▶ TO DO: Copy the listing verbatim, excluding any images found in it.

------------------------------------------------------------------------

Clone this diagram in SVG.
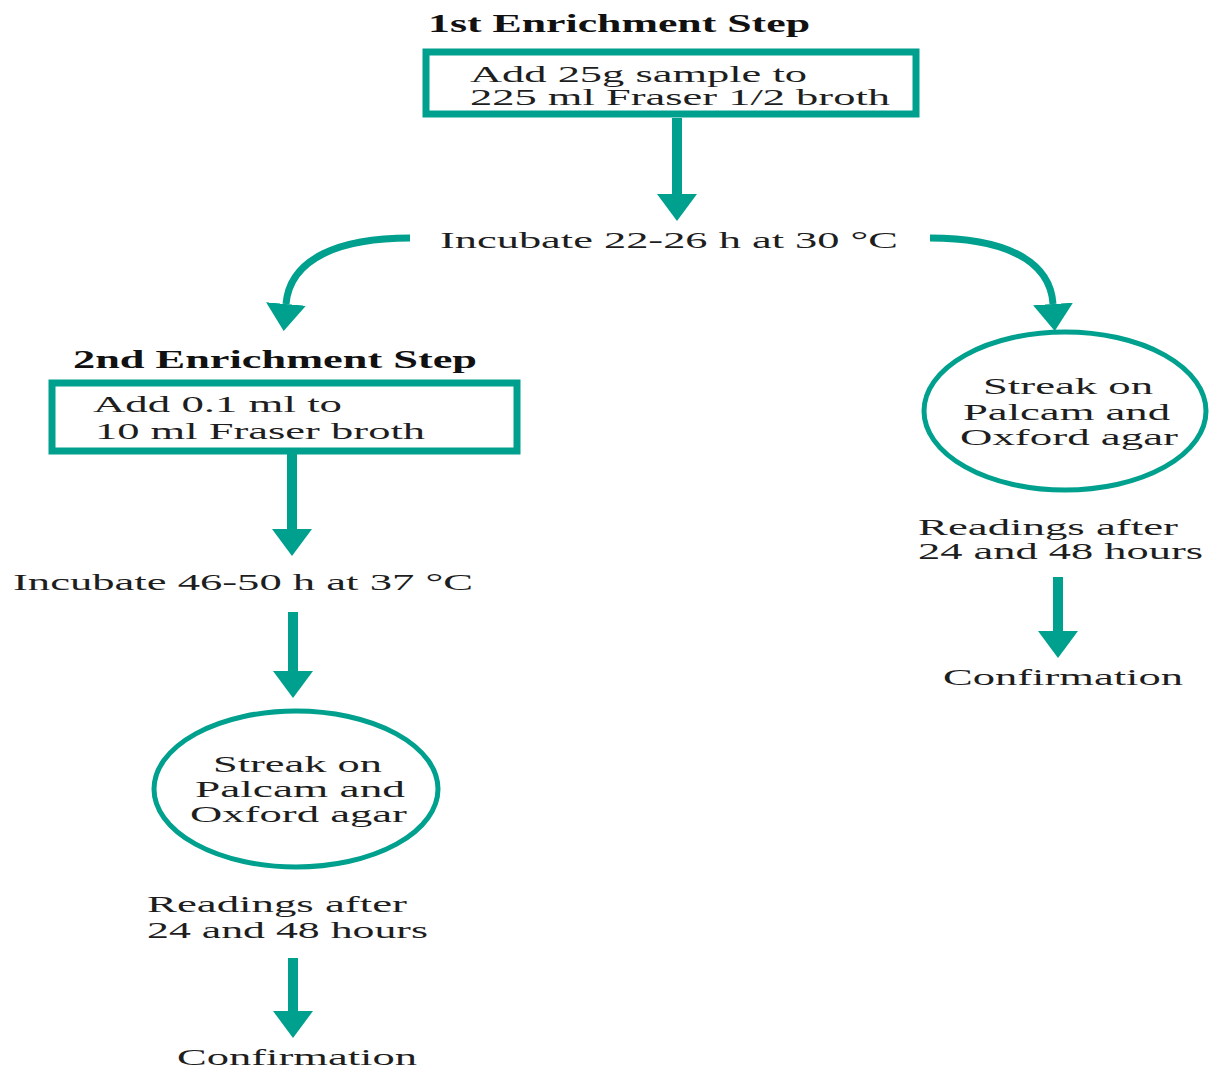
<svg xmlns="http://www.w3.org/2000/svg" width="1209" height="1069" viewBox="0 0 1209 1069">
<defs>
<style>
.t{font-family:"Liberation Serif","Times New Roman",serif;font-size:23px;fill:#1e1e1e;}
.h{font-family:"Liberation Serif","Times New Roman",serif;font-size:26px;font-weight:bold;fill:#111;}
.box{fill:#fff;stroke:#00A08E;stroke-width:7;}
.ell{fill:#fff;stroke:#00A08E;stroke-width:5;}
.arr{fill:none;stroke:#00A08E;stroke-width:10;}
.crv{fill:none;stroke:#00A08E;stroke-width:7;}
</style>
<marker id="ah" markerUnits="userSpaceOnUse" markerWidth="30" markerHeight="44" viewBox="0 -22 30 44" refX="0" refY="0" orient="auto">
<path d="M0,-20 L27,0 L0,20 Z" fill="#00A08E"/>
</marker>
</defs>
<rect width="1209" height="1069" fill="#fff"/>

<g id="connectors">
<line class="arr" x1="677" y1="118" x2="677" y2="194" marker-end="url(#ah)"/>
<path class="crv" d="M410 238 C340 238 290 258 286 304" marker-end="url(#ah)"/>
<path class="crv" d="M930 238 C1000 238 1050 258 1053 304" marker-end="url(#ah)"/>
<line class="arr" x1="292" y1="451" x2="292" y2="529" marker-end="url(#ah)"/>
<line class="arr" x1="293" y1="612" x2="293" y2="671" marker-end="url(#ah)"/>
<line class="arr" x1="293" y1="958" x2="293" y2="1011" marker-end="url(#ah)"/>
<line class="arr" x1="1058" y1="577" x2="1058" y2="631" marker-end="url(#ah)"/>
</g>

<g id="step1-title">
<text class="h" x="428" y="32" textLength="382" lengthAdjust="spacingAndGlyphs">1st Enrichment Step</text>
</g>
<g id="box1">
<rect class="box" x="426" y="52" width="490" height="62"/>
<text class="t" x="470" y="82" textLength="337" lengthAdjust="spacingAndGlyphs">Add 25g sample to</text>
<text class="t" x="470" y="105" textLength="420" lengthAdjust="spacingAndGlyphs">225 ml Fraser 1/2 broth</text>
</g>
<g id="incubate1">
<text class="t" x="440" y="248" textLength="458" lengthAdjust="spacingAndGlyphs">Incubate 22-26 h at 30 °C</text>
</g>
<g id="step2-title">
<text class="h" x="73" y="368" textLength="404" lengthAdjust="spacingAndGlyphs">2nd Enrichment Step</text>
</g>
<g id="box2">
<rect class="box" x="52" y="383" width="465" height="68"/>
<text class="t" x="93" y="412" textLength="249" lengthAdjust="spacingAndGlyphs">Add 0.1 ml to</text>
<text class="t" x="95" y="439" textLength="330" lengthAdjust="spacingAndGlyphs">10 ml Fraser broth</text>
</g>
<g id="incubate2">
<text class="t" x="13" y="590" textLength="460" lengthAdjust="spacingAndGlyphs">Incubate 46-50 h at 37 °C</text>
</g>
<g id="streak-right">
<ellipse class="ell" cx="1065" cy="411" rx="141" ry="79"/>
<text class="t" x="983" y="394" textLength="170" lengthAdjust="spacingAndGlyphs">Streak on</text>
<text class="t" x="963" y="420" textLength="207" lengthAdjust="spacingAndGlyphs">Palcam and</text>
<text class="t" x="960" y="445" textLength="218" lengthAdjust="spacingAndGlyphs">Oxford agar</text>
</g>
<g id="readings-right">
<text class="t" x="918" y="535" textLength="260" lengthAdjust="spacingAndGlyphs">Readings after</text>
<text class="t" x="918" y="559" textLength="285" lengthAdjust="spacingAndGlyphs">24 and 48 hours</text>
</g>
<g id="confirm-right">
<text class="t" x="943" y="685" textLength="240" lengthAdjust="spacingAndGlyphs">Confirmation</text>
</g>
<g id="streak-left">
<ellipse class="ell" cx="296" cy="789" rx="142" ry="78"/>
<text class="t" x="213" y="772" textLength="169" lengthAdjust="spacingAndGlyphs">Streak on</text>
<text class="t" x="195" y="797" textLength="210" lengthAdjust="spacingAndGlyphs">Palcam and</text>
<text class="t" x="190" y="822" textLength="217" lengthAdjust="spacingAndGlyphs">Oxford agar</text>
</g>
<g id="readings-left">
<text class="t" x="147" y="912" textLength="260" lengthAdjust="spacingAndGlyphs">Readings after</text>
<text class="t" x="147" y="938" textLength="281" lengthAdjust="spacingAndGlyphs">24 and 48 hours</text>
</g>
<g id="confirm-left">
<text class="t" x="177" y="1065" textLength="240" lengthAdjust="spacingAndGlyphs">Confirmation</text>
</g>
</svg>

------------------------------------------------------------------------

▶ WRITTEN REPLY:
Clone this diagram in SVG.
<svg xmlns="http://www.w3.org/2000/svg" width="1209" height="1069" viewBox="0 0 1209 1069">
<defs>
<style>
.t{font-family:"Liberation Serif","Times New Roman",serif;font-size:23px;fill:#1e1e1e;}
.h{font-family:"Liberation Serif","Times New Roman",serif;font-size:26px;font-weight:bold;fill:#111;}
.box{fill:#fff;stroke:#00A08E;stroke-width:7;}
.ell{fill:#fff;stroke:#00A08E;stroke-width:5;}
.arr{fill:none;stroke:#00A08E;stroke-width:10;}
.crv{fill:none;stroke:#00A08E;stroke-width:7;}
</style>
<marker id="ah" markerUnits="userSpaceOnUse" markerWidth="30" markerHeight="44" viewBox="0 -22 30 44" refX="0" refY="0" orient="auto">
<path d="M0,-20 L27,0 L0,20 Z" fill="#00A08E"/>
</marker>
</defs>
<rect width="1209" height="1069" fill="#fff"/>

<g id="connectors">
<line class="arr" x1="677" y1="118" x2="677" y2="194" marker-end="url(#ah)"/>
<path class="crv" d="M410 238 C340 238 290 258 286 304" marker-end="url(#ah)"/>
<path class="crv" d="M930 238 C1000 238 1050 258 1053 304" marker-end="url(#ah)"/>
<line class="arr" x1="292" y1="451" x2="292" y2="529" marker-end="url(#ah)"/>
<line class="arr" x1="293" y1="612" x2="293" y2="671" marker-end="url(#ah)"/>
<line class="arr" x1="293" y1="958" x2="293" y2="1011" marker-end="url(#ah)"/>
<line class="arr" x1="1058" y1="577" x2="1058" y2="631" marker-end="url(#ah)"/>
</g>

<g id="step1-title">
<text class="h" x="428" y="32" textLength="382" lengthAdjust="spacingAndGlyphs">1st Enrichment Step</text>
</g>
<g id="box1">
<rect class="box" x="426" y="52" width="490" height="62"/>
<text class="t" x="470" y="82" textLength="337" lengthAdjust="spacingAndGlyphs">Add 25g sample to</text>
<text class="t" x="470" y="105" textLength="420" lengthAdjust="spacingAndGlyphs">225 ml Fraser 1/2 broth</text>
</g>
<g id="incubate1">
<text class="t" x="440" y="248" textLength="458" lengthAdjust="spacingAndGlyphs">Incubate 22-26 h at 30 °C</text>
</g>
<g id="step2-title">
<text class="h" x="73" y="368" textLength="404" lengthAdjust="spacingAndGlyphs">2nd Enrichment Step</text>
</g>
<g id="box2">
<rect class="box" x="52" y="383" width="465" height="68"/>
<text class="t" x="93" y="412" textLength="249" lengthAdjust="spacingAndGlyphs">Add 0.1 ml to</text>
<text class="t" x="95" y="439" textLength="330" lengthAdjust="spacingAndGlyphs">10 ml Fraser broth</text>
</g>
<g id="incubate2">
<text class="t" x="13" y="590" textLength="460" lengthAdjust="spacingAndGlyphs">Incubate 46-50 h at 37 °C</text>
</g>
<g id="streak-right">
<ellipse class="ell" cx="1065" cy="411" rx="141" ry="79"/>
<text class="t" x="983" y="394" textLength="170" lengthAdjust="spacingAndGlyphs">Streak on</text>
<text class="t" x="963" y="420" textLength="207" lengthAdjust="spacingAndGlyphs">Palcam and</text>
<text class="t" x="960" y="445" textLength="218" lengthAdjust="spacingAndGlyphs">Oxford agar</text>
</g>
<g id="readings-right">
<text class="t" x="918" y="535" textLength="260" lengthAdjust="spacingAndGlyphs">Readings after</text>
<text class="t" x="918" y="559" textLength="285" lengthAdjust="spacingAndGlyphs">24 and 48 hours</text>
</g>
<g id="confirm-right">
<text class="t" x="943" y="685" textLength="240" lengthAdjust="spacingAndGlyphs">Confirmation</text>
</g>
<g id="streak-left">
<ellipse class="ell" cx="296" cy="789" rx="142" ry="78"/>
<text class="t" x="213" y="772" textLength="169" lengthAdjust="spacingAndGlyphs">Streak on</text>
<text class="t" x="195" y="797" textLength="210" lengthAdjust="spacingAndGlyphs">Palcam and</text>
<text class="t" x="190" y="822" textLength="217" lengthAdjust="spacingAndGlyphs">Oxford agar</text>
</g>
<g id="readings-left">
<text class="t" x="147" y="912" textLength="260" lengthAdjust="spacingAndGlyphs">Readings after</text>
<text class="t" x="147" y="938" textLength="281" lengthAdjust="spacingAndGlyphs">24 and 48 hours</text>
</g>
<g id="confirm-left">
<text class="t" x="177" y="1065" textLength="240" lengthAdjust="spacingAndGlyphs">Confirmation</text>
</g>
</svg>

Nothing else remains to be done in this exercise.